What does it say about us that the school administration has become more and more cautious about how we deal with our students, and yet we are willing to support the sale of guns on school property. There is an irony in this, irony rife with hypocrisy. Teachers are told that they should never allow a student in their cars – not even a ride home for a next door neighbor or their child’s best friend. Teachers used to be able to easily pick up a school district car in order to take a small group of students to a lecture in Santa Fe. No longer.
Teachers are reminded to never engage in any email exchange with students. Teachers are never to touch a student. No longer can we put a hand on a student’s shoulder when helping him or her with schoolwork. We are not to give hugs to a child in distress. And yet, and yet, it is just fine to sell deadly weapons in our school gym. This is what this debate is about. It is not about Los Alamos School Policy 5154 or NMSA 1978 30-7-2.1.
The ethical issue is at the core of this. But there is also an argument to be made that these gun sales are simply neither smart nor wise. Los Alamos, our “city upon a hill” is constantly under scrutiny. There are those in Washington and in the NM legislature who would like to do nothing more than cut lab funding or provide fewer resources to the schools. What fodder this is for them. Are we truly willing to risk school funding in the interest of gun sales? There are districts around the country that have debated this issue. One after one, they have opted to opt out of gun sales.
On Wednesday, I spoke to a policeman in Santa Fe and asked him if he has ever heard of a gun sale on school grounds. His jaw dropped, and he replied, “I have never heard of anything like this. Not anywhere.” Well he has now. Superintendent Boyd in Santa Fe notes that “it would be highly unlikely for any type of gun show to be approved on SFPS property.” Perhaps we upon this hill ought to look to our neighbors for wisdom.
Imagine if the worst were to happen and a shooter killed or wounded students in one of our schools.
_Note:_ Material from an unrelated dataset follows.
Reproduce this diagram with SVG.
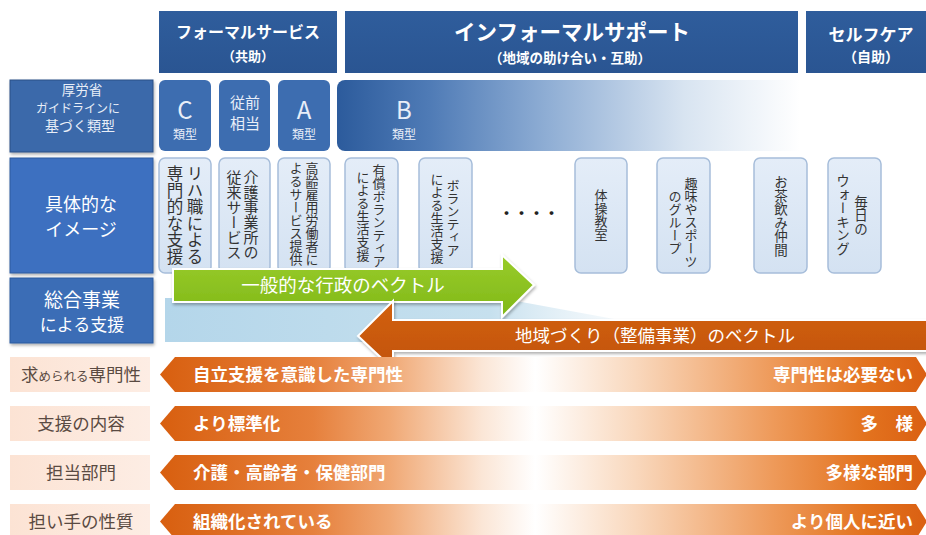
<svg xmlns="http://www.w3.org/2000/svg" width="926" height="535" viewBox="0 0 926 535">
<defs>
<style>
.t{font-family:"Noto Sans CJK JP","Noto Sans CJK SC",sans-serif}
.w{fill:#ffffff}
.wb{fill:#ffffff;font-weight:bold}
.lw{fill:#e8eef8}
.hd{fill:url(#hdg)}
.sq{fill:#3d6db0}
.vb{fill:url(#vbg);stroke:#a6bdda;stroke-width:1.5}
.vt{writing-mode:vertical-rl;text-anchor:middle;fill:#333333}
.lab{fill:url(#pk)}
.lt{fill:#5a4a42;font-size:17.5px;text-anchor:middle}
.bar{fill:url(#og)}
.bl{fill:#ffffff;font-weight:bold;font-size:17.5px}
.br{fill:#ffffff;font-weight:bold;font-size:17.5px;text-anchor:end}
</style>
<linearGradient id="hdg" x1="0" y1="0" x2="0" y2="1">
<stop offset="0" stop-color="#2f5d9c"/><stop offset="1" stop-color="#2a5592"/>
</linearGradient>
<linearGradient id="bg" gradientUnits="userSpaceOnUse" x1="337" y1="0" x2="800" y2="0">
<stop offset="0" stop-color="#2c5b9c"/><stop offset="0.2" stop-color="#4f7bb6"/><stop offset="0.45" stop-color="#8eadd4"/><stop offset="0.75" stop-color="#d8e4f1"/><stop offset="1" stop-color="#ffffff"/>
</linearGradient>
<linearGradient id="vbg" x1="0" y1="0" x2="0" y2="1">
<stop offset="0" stop-color="#e4edf8"/><stop offset="1" stop-color="#d4e2f2"/>
</linearGradient>
<linearGradient id="pk" x1="0" y1="0" x2="1" y2="0">
<stop offset="0" stop-color="#fce3d4"/><stop offset="1" stop-color="#fdede4"/>
</linearGradient>
<linearGradient id="og" gradientUnits="userSpaceOnUse" x1="160" y1="0" x2="926" y2="0">
<stop offset="0" stop-color="#d85f0f"/><stop offset="0.2" stop-color="#e6803c"/><stop offset="0.3" stop-color="#f0a874"/><stop offset="0.42" stop-color="#fbe6d6"/><stop offset="0.49" stop-color="#ffffff"/><stop offset="0.62" stop-color="#f9d8bd"/><stop offset="0.8" stop-color="#ee9a5a"/><stop offset="0.92" stop-color="#e3731f"/><stop offset="1" stop-color="#da6012"/>
</linearGradient>
<linearGradient id="lb" gradientUnits="userSpaceOnUse" x1="165" y1="0" x2="630" y2="0">
<stop offset="0" stop-color="#b4d6ea"/><stop offset="0.7" stop-color="#c6e0ee"/><stop offset="1" stop-color="#e6f1f8" stop-opacity="0.3"/>
</linearGradient>
<linearGradient id="gg" x1="0" y1="0" x2="0" y2="1">
<stop offset="0" stop-color="#99cc2a"/><stop offset="1" stop-color="#80b819"/>
</linearGradient>
<linearGradient id="org" x1="0" y1="0" x2="0" y2="1">
<stop offset="0" stop-color="#d2600f"/><stop offset="1" stop-color="#c2540c"/>
</linearGradient>
<filter id="sh" x="-10%" y="-10%" width="120%" height="130%">
<feDropShadow dx="1" dy="2" stdDeviation="1.5" flood-color="#000" flood-opacity="0.3"/>
</filter>
</defs>

<g id="header-formal">
<rect class="hd" x="159" y="11" width="178" height="62"/>
<text class="t wb" x="248" y="38" font-size="16" text-anchor="middle">フォーマルサービス</text>
<text class="t wb" x="248" y="61" font-size="13" text-anchor="middle">（共助）</text>
</g>
<g id="header-informal">
<rect class="hd" x="345" y="11" width="453" height="62"/>
<text class="t wb" x="572" y="40" font-size="21.5" text-anchor="middle">インフォーマルサポート</text>
<text class="t wb" x="570" y="63" font-size="13.5" text-anchor="middle">（地域の助け合い・互助）</text>
</g>
<g id="header-self">
<rect class="hd" x="806" y="11" width="125" height="62"/>
<text class="t wb" x="871" y="41" font-size="17" text-anchor="middle">セルフケア</text>
<text class="t wb" x="871" y="62" font-size="14" text-anchor="middle">（自助）</text>
</g>

<g id="label-guideline">
<rect x="10" y="80" width="143" height="72" fill="#3a69aa" stroke="#2a4f85" filter="url(#sh)"/>
<text class="t lw" x="82" y="95" font-size="13.5" text-anchor="middle">厚労省</text>
<text class="t lw" x="78" y="113" font-size="12" text-anchor="middle">ガイドラインに</text>
<text class="t lw" x="80" y="131" font-size="14" text-anchor="middle">基づく類型</text>
</g>
<g id="type-c">
<rect class="sq" x="159" y="80" width="52" height="71" rx="6"/>
<text class="t lw" x="185" y="119" font-size="24" text-anchor="middle">C</text>
<text class="t lw" x="185" y="139" font-size="12" text-anchor="middle">類型</text>
</g>
<g id="type-zenso">
<rect class="sq" x="219" y="80" width="51" height="71" rx="6"/>
<text class="t lw" x="245" y="108" font-size="15" text-anchor="middle">従前</text>
<text class="t lw" x="245" y="129" font-size="15" text-anchor="middle">相当</text>
</g>
<g id="type-a">
<rect class="sq" x="278" y="80" width="52" height="71" rx="6"/>
<text class="t lw" x="304" y="119" font-size="24" text-anchor="middle">A</text>
<text class="t lw" x="304" y="139" font-size="12" text-anchor="middle">類型</text>
</g>
<g id="type-b">
<rect x="337" y="80" width="590" height="71" rx="8" fill="url(#bg)"/>
<text class="t lw" x="404" y="119" font-size="24" text-anchor="middle">B</text>
<text class="t lw" x="404" y="139" font-size="12" text-anchor="middle">類型</text>
</g>

<g id="label-image">
<rect x="10" y="158" width="143" height="115" fill="#3c70c0" stroke="#2d5a9e" filter="url(#sh)"/>
<text class="t w" x="81" y="211" font-size="18" text-anchor="middle">具体的な</text>
<text class="t w" x="81" y="236" font-size="18" text-anchor="middle">イメージ</text>
</g>

<g id="img-1">
<rect class="vb" x="159" y="158" width="52" height="115" rx="6"/>
<text class="t vt" x="195" y="215" font-size="16.5">リハ職による</text>
<text class="t vt" x="175" y="215" font-size="16.5">専門的な支援</text>
</g>
<g id="img-2">
<rect class="vb" x="219" y="158" width="51" height="115" rx="6"/>
<text class="t vt" x="251" y="215" font-size="15">介護事業所の</text>
<text class="t vt" x="234" y="215" font-size="15">従来サービス</text>
</g>
<g id="img-3">
<rect class="vb" x="278" y="158" width="52" height="115" rx="6"/>
<text class="t vt" x="312" y="214" font-size="13">高齢雇用労働者に</text>
<text class="t vt" x="296" y="214" font-size="13">よるサービス提供</text>
</g>
<g id="img-4">
<rect class="vb" x="345" y="158" width="53" height="115" rx="6"/>
<text class="t vt" x="379" y="216" font-size="13">有償ボランティア</text>
<text class="t vt" x="363" y="216" font-size="13">による生活支援</text>
</g>
<g id="img-5">
<rect class="vb" x="419" y="158" width="53" height="115" rx="6"/>
<text class="t vt" x="453" y="218" font-size="13">ボランティア</text>
<text class="t vt" x="437" y="218" font-size="13">による生活支援</text>
</g>
<g id="dots">
<text class="t" x="499" y="219" font-size="15" font-weight="bold" fill="#222">・・・・</text>
</g>
<g id="img-6">
<rect class="vb" x="575" y="158" width="52" height="115" rx="6"/>
<text class="t vt" x="601" y="215" font-size="13">体操教室</text>
</g>
<g id="img-7">
<rect class="vb" x="657" y="158" width="53" height="115" rx="6"/>
<text class="t vt" x="691" y="222" font-size="13">趣味やスポーツ</text>
<text class="t vt" x="675" y="222" font-size="13">のグループ</text>
</g>
<g id="img-8">
<rect class="vb" x="754" y="158" width="53" height="115" rx="6"/>
<text class="t vt" x="781" y="216" font-size="13.5">お茶飲み仲間</text>
</g>
<g id="img-9">
<rect class="vb" x="828" y="158" width="53" height="115" rx="6"/>
<text class="t vt" x="861" y="215" font-size="13.5">毎日の</text>
<text class="t vt" x="843" y="215" font-size="13.5">ウォーキング</text>
</g>

<g id="label-sogo">
<rect x="10" y="278" width="143" height="65" fill="#3b6db6" stroke="#2d5a9e" filter="url(#sh)"/>
<text class="t w" x="82" y="307" font-size="19" text-anchor="middle">総合事業</text>
<text class="t w" x="82" y="331" font-size="17" text-anchor="middle">による支援</text>
</g>
<polygon id="support-band" points="165,298 500,298 625,321 625,342 165,342" fill="url(#lb)"/>

<g id="connectors">
<g id="vector-admin">
<polygon points="173,269 502,269 502,255 534,285 502,317 502,302 173,302" fill="url(#gg)" stroke="#ffffff" stroke-width="2" filter="url(#sh)"/>
<text class="t w" x="343" y="292" font-size="18.5" text-anchor="middle">一般的な行政のベクトル</text>
</g>
<g id="vector-community">
<polygon points="928,320 393,320 393,301 358,336 393,369 393,351 928,351" fill="url(#org)" stroke="#ffffff" stroke-width="2" filter="url(#sh)"/>
<text class="t w" x="515" y="342" font-size="17.5">地域づくり（整備事業）のベクトル</text>
</g>
</g>

<g id="row-senmon">
<rect class="lab" x="10" y="357" width="140" height="35"/>
<text class="t lt" x="81" y="381"><tspan>求</tspan><tspan font-size="12.5">められる</tspan><tspan>専門性</tspan></text>
<path class="bar" d="M160,374.5 L175,357 L916,357 L927,374.5 L916,392 L175,392 Z"/>
<text class="t bl" x="193" y="381">自立支援を意識した専門性</text>
<text class="t br" x="913" y="381">専門性は必要ない</text>
</g>
<g id="row-naiyo">
<rect class="lab" x="10" y="406" width="140" height="35"/>
<text class="t lt" x="81" y="430">支援の内容</text>
<path class="bar" d="M160,423.5 L175,406 L916,406 L927,423.5 L916,441 L175,441 Z"/>
<text class="t bl" x="193" y="430">より標準化</text>
<text class="t br" x="913" y="430">多　様</text>
</g>
<g id="row-bumon">
<rect class="lab" x="10" y="455" width="140" height="35"/>
<text class="t lt" x="81" y="479">担当部門</text>
<path class="bar" d="M160,472.5 L175,455 L916,455 L927,472.5 L916,490 L175,490 Z"/>
<text class="t bl" x="193" y="479">介護・高齢者・保健部門</text>
<text class="t br" x="913" y="479">多様な部門</text>
</g>
<g id="row-ninaite">
<rect class="lab" x="10" y="504" width="140" height="35"/>
<text class="t lt" x="81" y="528">担い手の性質</text>
<path class="bar" d="M160,521.5 L175,504 L916,504 L927,521.5 L916,539 L175,539 Z"/>
<text class="t bl" x="193" y="528">組織化されている</text>
<text class="t br" x="913" y="528">より個人に近い</text>
</g>
</svg>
And then, when the report came out – as it surely would – that we support gun shows on school property, the scorn directed upon our community throughout this nation would be boundless. Is this community willing to take such a risk? What happened in Georgia the other day could happen here, but probably with deadlier results. We participate in the selling of guns, and we must stop. This is the issue, not whether “every firearm that is permitted into the gun show this weekend will have three requirements.”
We are trampling on the memory of children killed in Newtown and at Columbine. Supporters of the gun show ought to talk to the parent in Newtown, Connecticut who spoke with me this afternoon. Or they should have listened in on the two phone conversations I had this week with the mother of a boy killed at Columbine. Listen to what they think about gun sales on school property.
This is what this debate is about. It is not about someone’s right to own guns. It is about remembering these children and vowing that our Los Alamos schools, everyone of them, will not only remain gun free, but that the sight and sounds of firearms and money exchanging hands in a school gym will not be what makes this community so special.